You didn't fail. You helped lay down most of the groundwork- Made it so everybody else just had to fill in the missing pieces.

[ at least, she's pretty sure that's how things ended up. everything got a little splotchy there, in the- memory department. whether it be from exhaustion or whatever else. she doesn't remember. she doesn't want to remember. ]

And- I get it, Pete. Kind of. I get what it's like trying to make up for the past. [ hence the whole, y'know, wanting to die before letting peter parker die thing. but boy, isn't that the most complicated thing when every other peter she meets is spider-man? ] Peter's gone, he's just- gone, and I don't know if it's because he just woke up, or if he died when we split up to sleep after taking on some monsters together, or what. Maybe sometimes this place can't bring somebody back to life, and that means they're just- gone. And the thought of losing you too, just- [ there's another sigh at the ceiling. which she's still staring at, because there's no way she'd be able to say this while looking at peter, nope ] I don't think I'd be able to handle this place without you. So. [ gwen, use your words.





nope. no words. no more of those, apparently.
]
gwennie: (pic#12415510)

[personal profile] gwennie 2019-03-14 02:36 am (UTC)(link)
[ that gets a little grunt of protest. but talking ( and thinking ) so little of herself is what she does best. she's really good at it. she thinks so, at least. don't take that from her. but he sits next to her so she of course ends up slouching a bit more, just so her cheek squishes against his shoulder once she tips her head sideways. ]

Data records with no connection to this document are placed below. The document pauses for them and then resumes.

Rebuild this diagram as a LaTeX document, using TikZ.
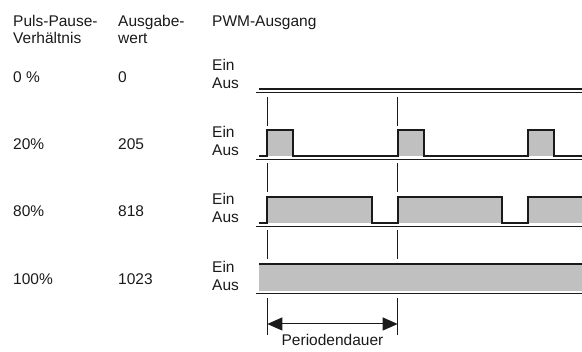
\documentclass[tikz,border=0pt]{standalone}
\usepackage{fontspec}
\setmainfont{Liberation Sans}
\usetikzlibrary{arrows.meta}
\definecolor{pwmgray}{HTML}{C0C0C0}
\definecolor{ink}{HTML}{1A1A1A}
\begin{document}
\begin{tikzpicture}[x=1pt,y=-1pt,
  lbl/.style={anchor=base west,inner sep=0pt,font=\fontsize{15.5}{18}\selectfont,text=ink},
  sig/.style={line width=2pt,line join=miter,draw=ink},
  sepline/.style={line width=1pt,draw=ink},
  tickline/.style={line width=1pt,draw=ink},
  pulse/.style={fill=pwmgray},
  dimarrow/.style={line width=1pt,draw=ink,{Triangle[length=15pt,width=13pt]}-{Triangle[length=15pt,width=13pt]}}]
\useasboundingbox (0,0) rectangle (582,352);

% header
\node[lbl] (h1a) at (13,26.7) {Puls-Pause-};
\node[lbl] (h1b) at (13,43.3) {Verhältnis};
\node[lbl] (h2a) at (118,26.7) {Ausgabe-};
\node[lbl] (h2b) at (118,43.3) {wert};
\node[lbl] (h3) at (212,26.7) {PWM-Ausgang};

% row labels
\foreach \i/\L/\p/\v in {1/89/0 \%/0, 2/156/20\%/205, 3/222.7/80\%/818, 4/290.7/100\%/1023}{
  \node[lbl] (p\i) at (13,\L-6) {\p};
  \node[lbl] (v\i) at (118,\L-6) {\v};
  \node[lbl] (ein\i) at (212,\L-18) {Ein};
  \node[lbl] (aus\i) at (212,\L) {Aus};
}

% row 1: 0 %
\draw[sig] (259,89) -- (582,89);
\draw[sepline] (256,92.8) -- (582,92.8);

% row 2: 20 %
\fill[pulse] (267.3,130) rectangle (293.4,156);
\fill[pulse] (397.7,130) rectangle (423.8,156);
\fill[pulse] (528.1,130) rectangle (554.2,156);
\draw[sig] (259,156) -- (267.3,156) -- (267.3,130) -- (293.4,130) -- (293.4,156)
  -- (397.7,156) -- (397.7,130) -- (423.8,130) -- (423.8,156)
  -- (528.1,156) -- (528.1,130) -- (554.2,130) -- (554.2,156) -- (582,156);
\draw[sepline] (256,159.8) -- (582,159.8);

% row 3: 80 %
\fill[pulse] (267.3,197.3) rectangle (371.6,222.7);
\fill[pulse] (397.7,197.3) rectangle (502,222.7);
\fill[pulse] (528.1,197.3) rectangle (582,222.7);
\draw[sig] (259,222.7) -- (267.3,222.7) -- (267.3,197.3) -- (371.6,197.3) -- (371.6,222.7)
  -- (397.7,222.7) -- (397.7,197.3) -- (502,197.3) -- (502,222.7)
  -- (528.1,222.7) -- (528.1,197.3) -- (582,197.3);
\draw[sepline] (256,226.6) -- (582,226.6);

% row 4: 100 %
\fill[pulse] (259,264) rectangle (582,290.7);
\draw[sig] (259,264) -- (582,264);
\draw[sepline] (256,293.6) -- (582,293.6);

% period ticks
\foreach \a/\b [count=\k] in {97/126, 163/192, 230/259, 298/335}{
  \coordinate (ta\k) at (267.3,\a);
  \coordinate (tb\k) at (267.3,\b);
  \coordinate (ua\k) at (397.7,\a);
  \coordinate (ub\k) at (397.7,\b);
  \draw[tickline] (ta\k) -- (tb\k);
  \draw[tickline] (ua\k) -- (ub\k);
}

% period arrow
\coordinate (arL) at (267.3,324);
\coordinate (arR) at (397.7,324);
\draw[dimarrow] (arL) -- (arR);
\node[lbl,anchor=base] (pd) at (332.5,346) {Periodendauer};
\end{tikzpicture}
\end{document}
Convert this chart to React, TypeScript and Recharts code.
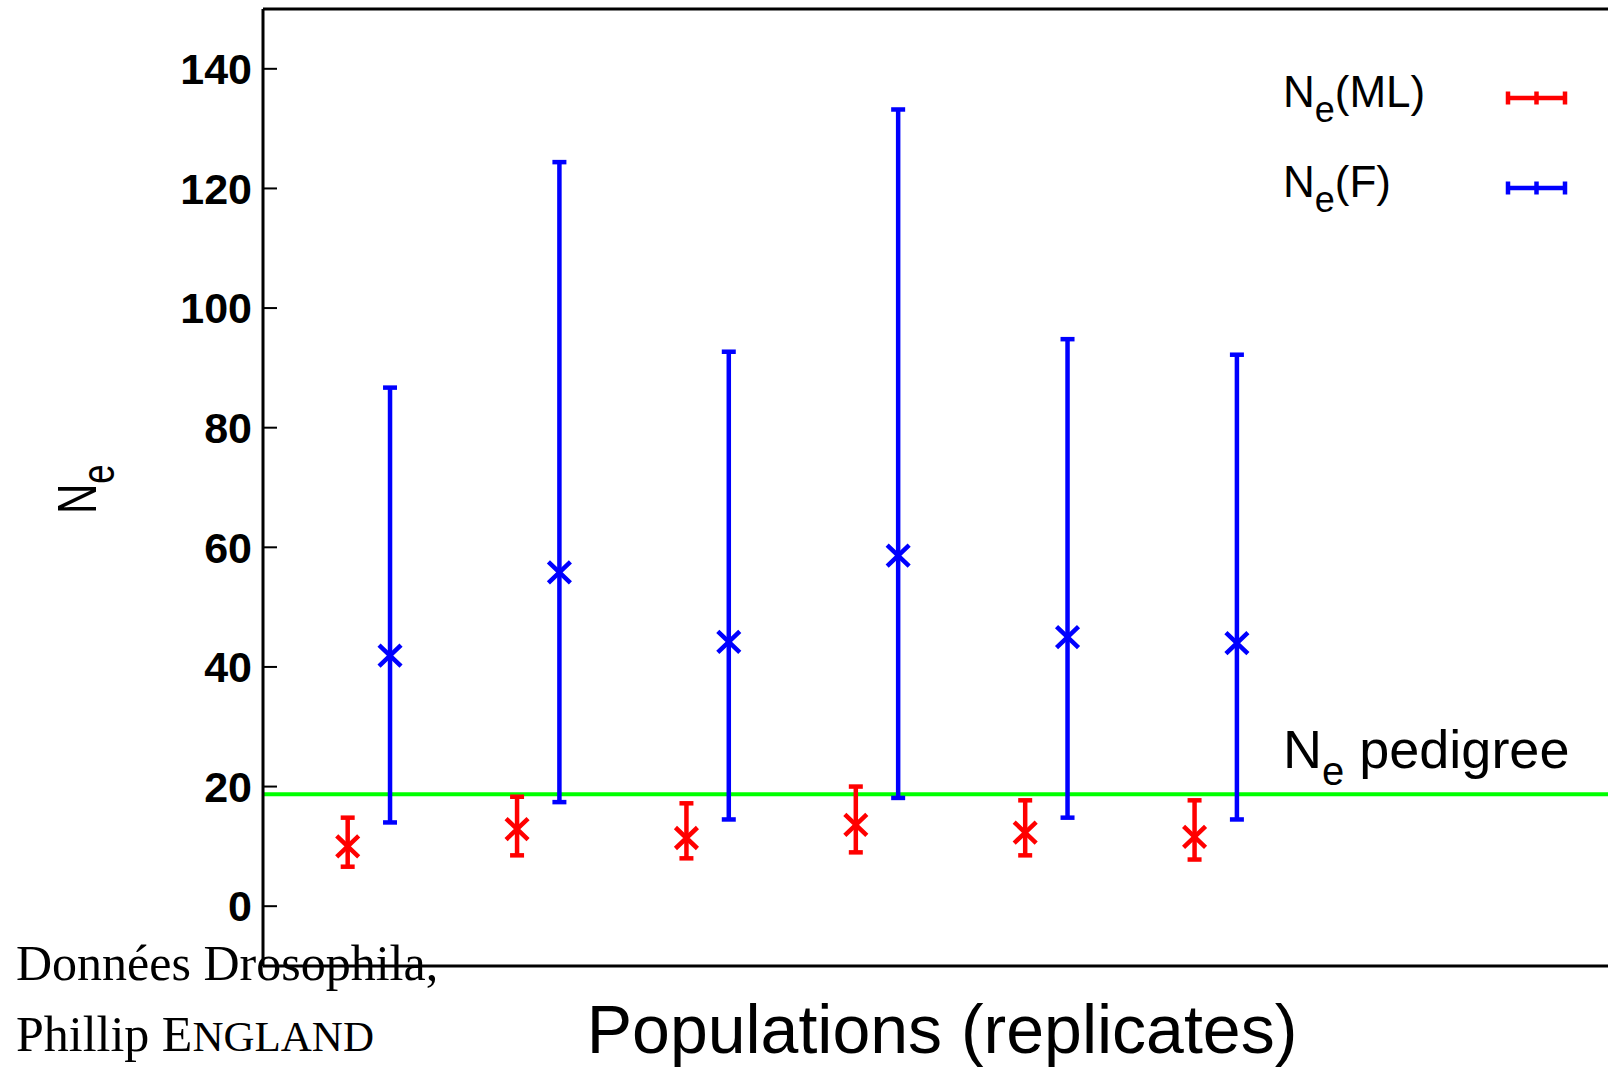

I hope you're right. About Peter, I mean.

[ he's obviously wrong about everything else he just said ]

Mn. [ ok so he's wrong ( obviously ) but it doesn't suck, hearing that. that maybe it's not so one-sided, despite all of her bullshit hangups with her peter. well okay, they're not bullshit. they're really, really justified. she knows that. even if it's hard to admit it. it's a weakness she's never going to come to terms with, especially if it makes her freak out every time any peter parker comes too close to death. but anyway- ] Can't we just hermit and never leave the house? I feel like we should just hermit and never leave the house.
gwennie: (36)

[personal profile] gwennie 2019-03-17 09:00 pm (UTC)(link)
[ he's okay, he's okay, he's okay.

she doesn't know if she's repeating it in her head for herself, or for the symbiote. maybe a little bit of both. it's easier, now that she's calmed down, but she's still working through it. scales, the memory loss. god. it was all too close to him, but he doesn't know that, so she needs to get her shit together. it just presses home how there's still so many secrets, even though he's one of her best friends here. she knows he has his secrets too, though. one thing at a time.
]

Do spiders hibernate? I think I've heard that they hibernate. [ she sighs ] I know you're right. And I'll keep fighting as long as you keep fighting. But this place is just exhausting.